Rhode Island law provides for persons subject to physical violence or threats that create a reasonable fear of imminent physical harm to obtain from the court an Order of Protection for that physical violence or threat of imminent physical harm.

This Order is most often sought by women who represent to the court that they are in fear of their husband or significant other based upon some recent conduct he has done.  The Order typically restrains and enjoins the man from harassing, molesting, stalking, cyber-stalking or in any way contacting the complainant at home, at work or on the street.  The  Order may also require the threating party to leave the marital home or the residence where both parties may reside until the matter may be heard within three (3) weeks after the judge grants the initial Order based solely upon the claimant's affidavit.

Perhaps the biggest mistake serious complainants who have been threatened or harmed make is to appear at the hearing three (3) weeks later without a Rhode Island family law lawyer and dismiss the complaint.  This could be for any number of reasons, including a change of heart, a continued hope that the abuser will change, guilt associated with excluding the father from his home or children, or pressure from other family members.

I mention this because most often what occurs is this.  The abuser is allowed to continue the course of conduct he or she has caused or is not taught that this conduct is unacceptable.  Abusers typically will continue to contact the complainant even after they have been served with the Protection from Abuse Order.  Regrettably, the complainant who has obtained the Protection from Abuse Order allows this conduct and does not call the police to have the Order enforced.  Unfortunately, it is often because the "contact" is often apologetic, endearing and pleading by the abuser in an effort to get the complainant to do exactly what I have mentioned here, namely to go to the court hearing in three (3) weeks and drop the Protection from Abuse Order.

What the complainant should be considering are questions such as the ones listed below in order to avoid making a big mistake.

1)  How long have you had a relationship with the abuser?

2)  How extreme was the conduct of the abuser when compared to the length of the relationship

3)  Is this a one time instance of abuse or has the abusive conduct been gradually increasing?

4)  If you have children, will this choice be the best for the child or children or will you be subjecting them to further abuse?

5)  Are you being guilted into this decision?  Or are family members pressuring you to drop this?

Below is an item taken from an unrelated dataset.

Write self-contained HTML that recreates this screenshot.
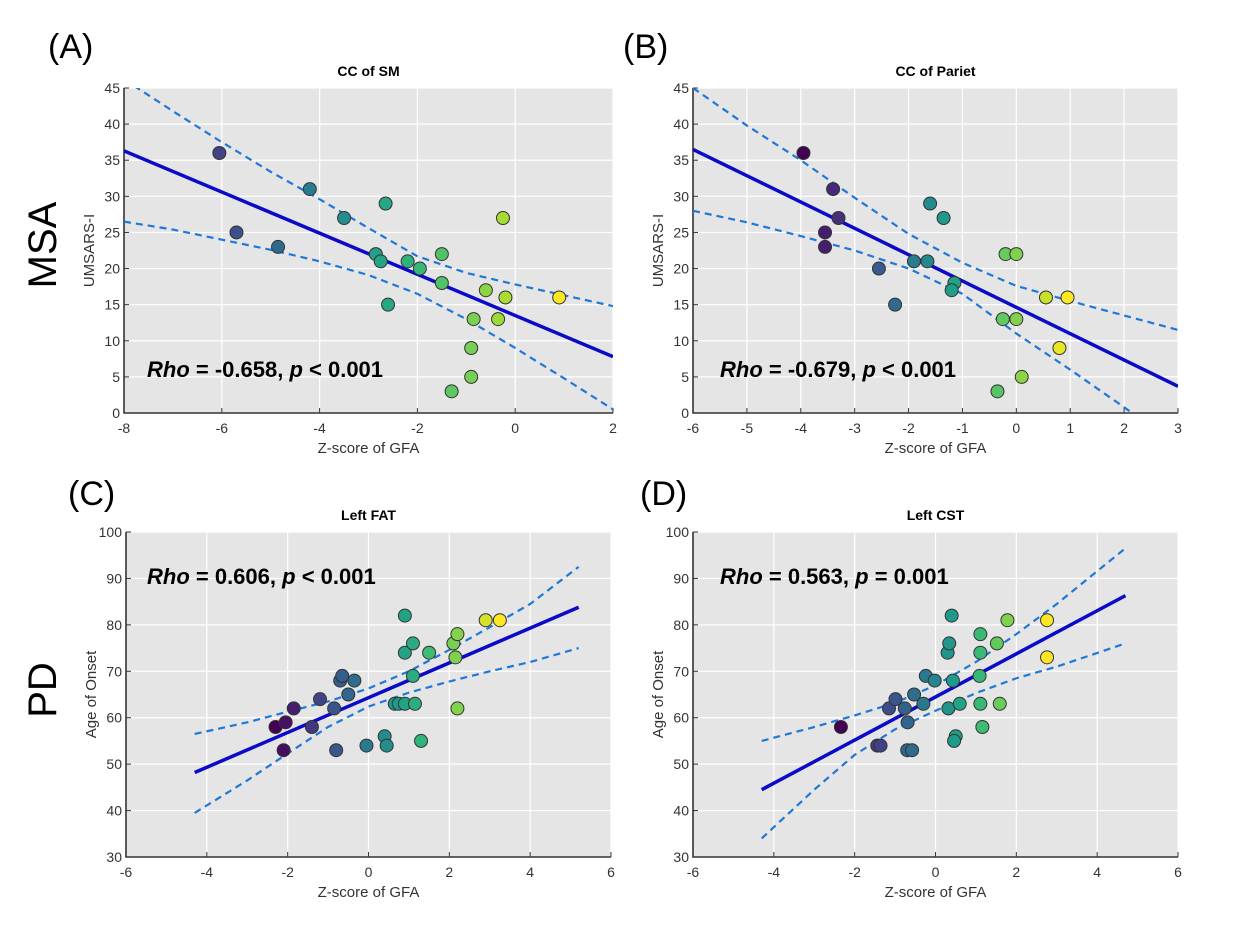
<!DOCTYPE html>
<html><head><meta charset="utf-8"><style>
body{margin:0;background:#fff;}
svg{display:block;font-family:"Liberation Sans",Arial,sans-serif;}
</style></head><body>
<svg id="fig" width="1235" height="934" viewBox="0 0 1235 934" xmlns="http://www.w3.org/2000/svg">
<text x="48" y="58" font-size="34">(A)</text>
<text x="623" y="58" font-size="34">(B)</text>
<text x="68" y="505" font-size="34">(C)</text>
<text x="640" y="505" font-size="34">(D)</text>
<text transform="translate(56,245) rotate(-90)" text-anchor="middle" font-size="40">MSA</text>
<text transform="translate(56,690) rotate(-90)" text-anchor="middle" font-size="40">PD</text>
</svg>
<script>
// Panel A data
const aX=[-6.05,-5.7,-4.85,-4.2,-3.5,-2.65,-2.85,-2.75,-2.6,-2.2,-1.95,-1.5,-1.5,-1.3,-0.85,-0.9,-0.9,-0.6,-0.25,-0.35,-0.2,0.9];
const aY=[36,25,23,31,27,29,22,21,15,21,20,22,18,3,13,9,5,17,27,13,16,16];
const aFitX=[-8,2]; const aFitY=[36.3,7.8];
const aCiX=[-8,-7,-6,-5,-4,-3,-2,-1,0,1,2];
const aCiUp=[46.2,41.8,37.5,33.4,29.6,25.6,21.7,19.4,17.8,16.3,14.8];
const aCiLo=[26.5,25.4,24.0,22.6,21.0,19.1,16.5,13.0,9.0,4.8,0.5];
// Panel B data
const bX=[-3.95,-3.4,-3.3,-3.55,-3.55,-2.55,-2.25,-1.9,-1.65,-1.6,-1.35,-1.15,-1.2,-0.2,0.0,-0.25,0.0,-0.35,0.1,0.55,0.95,0.8];
const bY=[36,31,27,25,23,20,15,21,21,29,27,18,17,22,22,13,13,3,5,16,16,9];
const bFitX=[-6,3]; const bFitY=[36.5,3.7];
const bCiX=[-6,-5,-4,-3,-2,-1,0,1,2,3];
const bCiUp=[45,39.8,35,29.8,24.8,20.8,17.6,15.5,13.5,11.5];
const bCiLo=[28,26.4,24.5,22.5,20,16.5,11,6,0.8,-4.5];
// Panel C data
const cX=[-2.3,-2.05,-2.1,-1.85,-1.4,-1.2,-0.85,-0.7,-0.65,-0.8,-0.5,-0.35,-0.05,0.4,0.45,0.9,0.9,1.1,1.1,0.65,0.75,0.9,1.15,1.3,1.5,2.1,2.15,2.2,2.2,2.9,3.25];
const cY=[58,59,53,62,58,64,62,68,69,53,65,68,54,56,54,82,74,76,69,63,63,63,63,55,74,76,73,78,62,81,81];
const cFitX=[-4.3,5.2]; const cFitY=[48.2,83.8];
const cCiX=[-4.3,-3,-2,-1,0,1,2,3,4,5.2];
const cCiUp=[56.5,59,61.3,63.5,66.3,70,74.6,79.5,84.5,92.5];
const cCiLo=[39.5,46.5,52.3,58,62.4,65.4,67.8,70,72,75];
// Panel D data
const dX=[-2.34,-1.44,-1.36,-1.15,-0.99,-0.76,-0.69,-0.7,-0.58,-0.53,-0.3,-0.24,-0.02,0.32,0.3,0.34,0.4,0.43,0.5,0.46,0.6,1.09,1.11,1.11,1.11,1.16,1.52,1.59,1.78,2.76,2.76];
const dY=[58,54,54,62,64,62,59,53,53,65,63,69,68,62,74,76,82,68,56,55,63,69,74,78,63,58,76,63,81,81,73];
const dFitX=[-4.3,4.7]; const dFitY=[44.5,86.3];
const dCiX=[-4.3,-3,-2,-1,0,1,2,3,4.7];
const dCiUp=[55,58,60.5,63.2,67,72,78,84.5,96.5];
const dCiLo=[34,44.5,52,57.5,61.5,65.3,68.5,71,76];
// Axis ticks
const ticksAx=[-8,-6,-4,-2,0,2]; const ticksAy=[0,5,10,15,20,25,30,35,40,45];
const ticksBx=[-6,-5,-4,-3,-2,-1,0,1,2,3]; const ticksBy=[0,5,10,15,20,25,30,35,40,45];
const ticksCx=[-6,-4,-2,0,2,4,6]; const ticksCy=[30,40,50,60,70,80,90,100];
const ticksDx=[-6,-4,-2,0,2,4,6]; const ticksDy=[30,40,50,60,70,80,90,100];

const NS='http://www.w3.org/2000/svg';
const svg=document.getElementById('fig');
const VIR=[[68,1,84],[72,40,120],[62,74,137],[49,104,142],[38,130,142],[31,158,137],[53,183,121],[109,205,89],[180,222,44],[253,231,37]];
function vir(t){t=Math.max(0,Math.min(1,t));const f=t*(VIR.length-1);const i=Math.min(VIR.length-2,Math.floor(f));const u=f-i;
 const c=VIR[i].map((v,k)=>Math.round(v+(VIR[i+1][k]-v)*u));return 'rgb('+c.join(',')+')';}
function mk(tag,attrs,parent){const e=document.createElementNS(NS,tag);for(const k in attrs)e.setAttribute(k,attrs[k]);(parent||svg).appendChild(e);return e;}

function panel(cfg){
 const g=mk('g',{});
 
 
 const L=cfg.L,R=cfg.R,T=cfg.T,B=cfg.B;
 const sx=v=>L+(v-cfg.xmin)/(cfg.xmax-cfg.xmin)*(R-L);
 const sy=v=>B-(v-cfg.ymin)/(cfg.ymax-cfg.ymin)*(B-T);
 const bg=mk('rect',{x:L,y:T,width:R-L,height:B-T,fill:'#e5e5e5'},g);
 
 
 const clipId='clip'+cfg.name;
 const cp=mk('clipPath',{id:clipId},g);mk('rect',{x:L,y:T,width:R-L,height:B-T},cp);
 cfg.tx.forEach(v=>{const l=mk('line',{x1:sx(v),x2:sx(v),y1:T,y2:B,stroke:'#fff','stroke-width':1.2},g);
  
  
  const t=mk('text',{x:sx(v),y:B+20,'text-anchor':'middle','font-size':14,fill:'#333'},g);t.textContent=v;
  
  
  mk('line',{x1:sx(v),x2:sx(v),y1:B,y2:B-5,stroke:'#333','stroke-width':1},g);});
 cfg.ty.forEach(v=>{const l=mk('line',{x1:L,x2:R,y1:sy(v),y2:sy(v),stroke:'#fff','stroke-width':1.2},g);
  
  
  const t=mk('text',{x:L-4,y:sy(v)+5,'text-anchor':'end','font-size':14,fill:'#333'},g);t.textContent=v;
  
  
  mk('line',{x1:L,x2:L+5,y1:sy(v),y2:sy(v),stroke:'#333','stroke-width':1},g);});
 const ax=mk('path',{d:`M${L},${T}V${B}H${R}`,stroke:'#333','stroke-width':1.6,fill:'none'},g);
 
 
 const cg=mk('g',{'clip-path':`url(#${clipId})`},g);
 const ptsU=cfg.ciX.map((x,i)=>sx(x)+','+sy(cfg.ciUp[i])).join(' ');
 const ptsL=cfg.ciX.map((x,i)=>sx(x)+','+sy(cfg.ciLo[i])).join(' ');
 const u=mk('polyline',{points:ptsU,fill:'none',stroke:'#1f78d8','stroke-width':2.2,'stroke-dasharray':'7,5'},cg);
 
 
 const lo=mk('polyline',{points:ptsL,fill:'none',stroke:'#1f78d8','stroke-width':2.2,'stroke-dasharray':'7,5'},cg);
 
 
 const fl=mk('line',{x1:sx(cfg.fitX[0]),y1:sy(cfg.fitY[0]),x2:sx(cfg.fitX[1]),y2:sy(cfg.fitY[1]),stroke:'#0a0ac8','stroke-width':3.5},cg);
 
 
 const xmn=Math.min(...cfg.x),xmx=Math.max(...cfg.x);
 cfg.x.forEach((x,i)=>{const t=cfg.c0+(1-cfg.c0)*(x-xmn)/(xmx-xmn);
  const c=mk('circle',{cx:sx(x),cy:sy(cfg.y[i]),r:6.5,fill:vir(t),stroke:'#333','stroke-width':1},g);
  
  });
 const ti=mk('text',{x:(L+R)/2,y:T-12,'text-anchor':'middle','font-size':14,'font-weight':'bold'},g);ti.textContent=cfg.title;
 
 
 const xl=mk('text',{x:(L+R)/2,y:B+40,'text-anchor':'middle','font-size':15,fill:'#333'},g);xl.textContent='Z-score of GFA';
 
 
 const yl=mk('text',{transform:`translate(${L-30},${(T+B)/2}) rotate(-90)`,'text-anchor':'middle','font-size':15,fill:'#333'},g);yl.textContent=cfg.ylab;
 
 
 const an=mk('text',{x:cfg.annX,y:cfg.annY,'font-size':22,'font-weight':'bold',fill:'#000'},g);
 an.innerHTML=`<tspan font-style="italic">Rho</tspan> = ${cfg.rho}, <tspan font-style="italic">p</tspan> ${cfg.p}`;
 
 
}
panel({name:'panel-a',c0:0.2,L:124,R:613,T:88,B:413,xmin:-8,xmax:2,ymin:0,ymax:45,tx:ticksAx,ty:ticksAy,x:aX,y:aY,fitX:aFitX,fitY:aFitY,ciX:aCiX,ciUp:aCiUp,ciLo:aCiLo,title:'CC of SM',ylab:'UMSARS-I',rho:'-0.658',p:'< 0.001',annX:147,annY:377});
panel({name:'panel-b',c0:0,L:693,R:1178,T:88,B:413,xmin:-6,xmax:3,ymin:0,ymax:45,tx:ticksBx,ty:ticksBy,x:bX,y:bY,fitX:bFitX,fitY:bFitY,ciX:bCiX,ciUp:bCiUp,ciLo:bCiLo,title:'CC of Pariet',ylab:'UMSARS-I',rho:'-0.679',p:'< 0.001',annX:720,annY:377});
panel({name:'panel-c',c0:0,L:126,R:611,T:532,B:857,xmin:-6,xmax:6,ymin:30,ymax:100,tx:ticksCx,ty:ticksCy,x:cX,y:cY,fitX:cFitX,fitY:cFitY,ciX:cCiX,ciUp:cCiUp,ciLo:cCiLo,title:'Left FAT',ylab:'Age of Onset',rho:'0.606',p:'< 0.001',annX:147,annY:584});
panel({name:'panel-d',c0:0,L:693,R:1178,T:532,B:857,xmin:-6,xmax:6,ymin:30,ymax:100,tx:ticksDx,ty:ticksDy,x:dX,y:dY,fitX:dFitX,fitY:dFitY,ciX:dCiX,ciUp:dCiUp,ciLo:dCiLo,title:'Left CST',ylab:'Age of Onset',rho:'0.563',p:'= 0.001',annX:720,annY:584});
</script>
</body></html>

6)  Do you honestly believe that the abuser has changed in just a few short weeks

Complainants should seriously question their decision to drop a Protection from Abuse Order.  The law is there to protect you.  If your complaint is genuine, the use of the law is appropriate and you could return to court in the future to ask the court to remove the Protection from Abuse Order.  However, it is unwise to disillusion yourself into thinking that the abusing party has changed in such a short period of time.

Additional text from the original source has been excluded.